Several asset markets have adjusted downwards since Mr. Bernanke gave his interpretation of the course of future monetary policy last Wednesday at the close of the latest meeting of the Federal Reserve's Open Market Committee meeting. On Tuesday evening, June 18 the Standard & Poor's 500 stock index closed at 1,652. Friday, June 21, the S&P 500 index closed at 1,593, a decline of 3.6 percent. And, S&P 500 stock index was down by more than 20 points at the opening of the market this morning.
The yield on the 10-year U.S. Treasury bond, which closed on Tuesday at 2.33 percent, rose to 2.53 percent at the close on Friday, a rise of 8.6 percent. Of course, as the yield on these securities rise, the prices of the securities fall.
Commodities prices fell during the same time period. The Dow Jones/UBS index fell 3.6 percent during this period and the S&P GSCI index fell 4.1 percent at the same time. Furthermore, there has been a sell-off of stocks in emerging markets. And there are other examples. Have all these markets been subject to credit bubbles as the Federal Reserve has pumped billions and billions of dollars into the economy in order to spur on economic growth?
The speed of the decline in asset prices in these areas at the mere hint of a possible slowdown of purchases of Treasury securities and mortgage-backed securities on the part of the Federal Reserve sure gives some indication that there was a lot of hot air inflating the levels the markets had reached. A way to look at one of these bubbles is to look at the measure of stock market performance created by the economist Robert Shiller, the cyclically adjusted price earnings ratio or CAPE.
For May 2013, Shiller is estimating that the CAPE measure is 23.68. (Shiller's reported June figure is only for a June 3 closing value for the stock market.) One has to go back beyond the financial collapse to find this ratio as high as it is.
This measure is far above the historical average. Shiller argues that CAPE eventually will revert to the historical average of the series, which means that at some time in the future the CAPE measure will fall from its current level to somewhere around 18.
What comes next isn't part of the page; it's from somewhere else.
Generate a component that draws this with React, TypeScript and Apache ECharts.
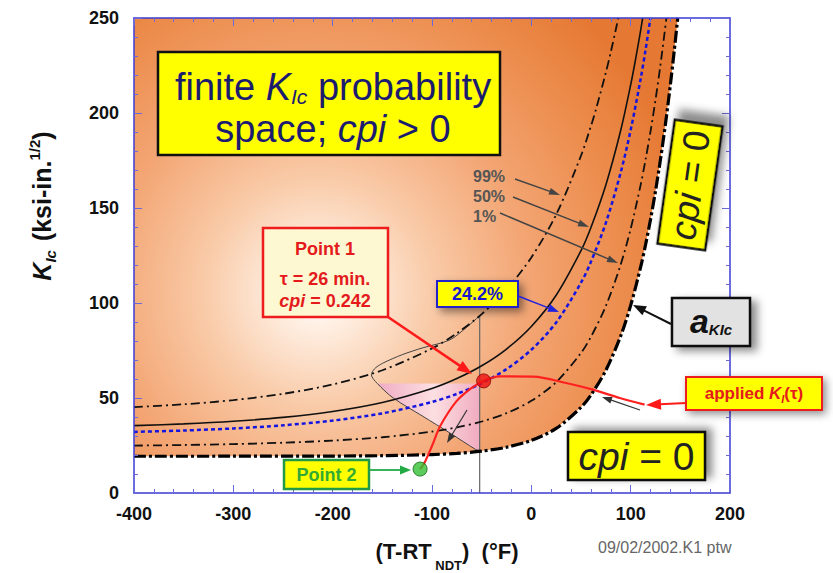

Now, the CAPE value can fall in one of two ways. First, corporate earnings can grow substantially with little or no further change in the S&P 500 index. Situations like this usually happen early in the business cycle as business earnings are expected to pick up as the economy gets stronger. That is, stock prices go up in anticipation of the future rise in profits.
In the second case, stock prices must decline. If the corporate earnings fail to materialize then there must be a re-adjustment in stock prices.
I know that there has been a lot of talk about corporations posting higher profits recently, but these results are just coming from some high profile organizations. According to Shiller's data, corporate earnings have been declining since March 2012 to the latest date available. If one adjusts these figures for price inflation, which Shiller does, the weakness in real corporate earnings is even greater.
According to this analysis, corporate earnings are not rising to support the high levels that stock prices rose to. One could argue that this is evidence that the rise in stock prices was a bubble created by the Federal Reserve and not sustainable by the economic performance of the economy. That is, the mediocre economic growth the United States was experiencing was not sufficient to support the stock prices that had been achieved.
In other words, the stock market prices reached the level they did due to the liquidity being pumped into the economy by the Federal Reserve System. The support to this conclusion is the deflation of stock market prices after Bernanke's announcement relative to the "tapering" of Federal Reserve bond purchases. And this conclusion also applies to the sell-off of assets in other impacted markets.
It seems to me that the inflation of these asset markets with little or no real impacts on the economy represent credit bubbles. I don't know what else you can call them.
It seems to me that even the Chinese understand this. In discussing the latest financial crunch in China, officials cite the fact that problem they faced was not one of an insufficient amount of cash available but that "the money has been put in the wrong place."
It was argued that while some areas of the economy lacked funds, other areas were flush with money and the growth of aggregate money and credit numbers supported this. The problem was that funds were circulating within the "shadow financing " area and not in the primary banking sectors. In other words, the "credit crunch" in the primary banking sectors restricted growth in the real economy, while plenty of money circulated in other markets in the economy.
In recent months, a lot of money in the United States has been circulating around within the financial sectors. This fact has created credit bubbles in certain areas. Money, however, is not circulating around in the real sectors leaving economic growth moderate and employment weak.
What's not to understand about bubbles?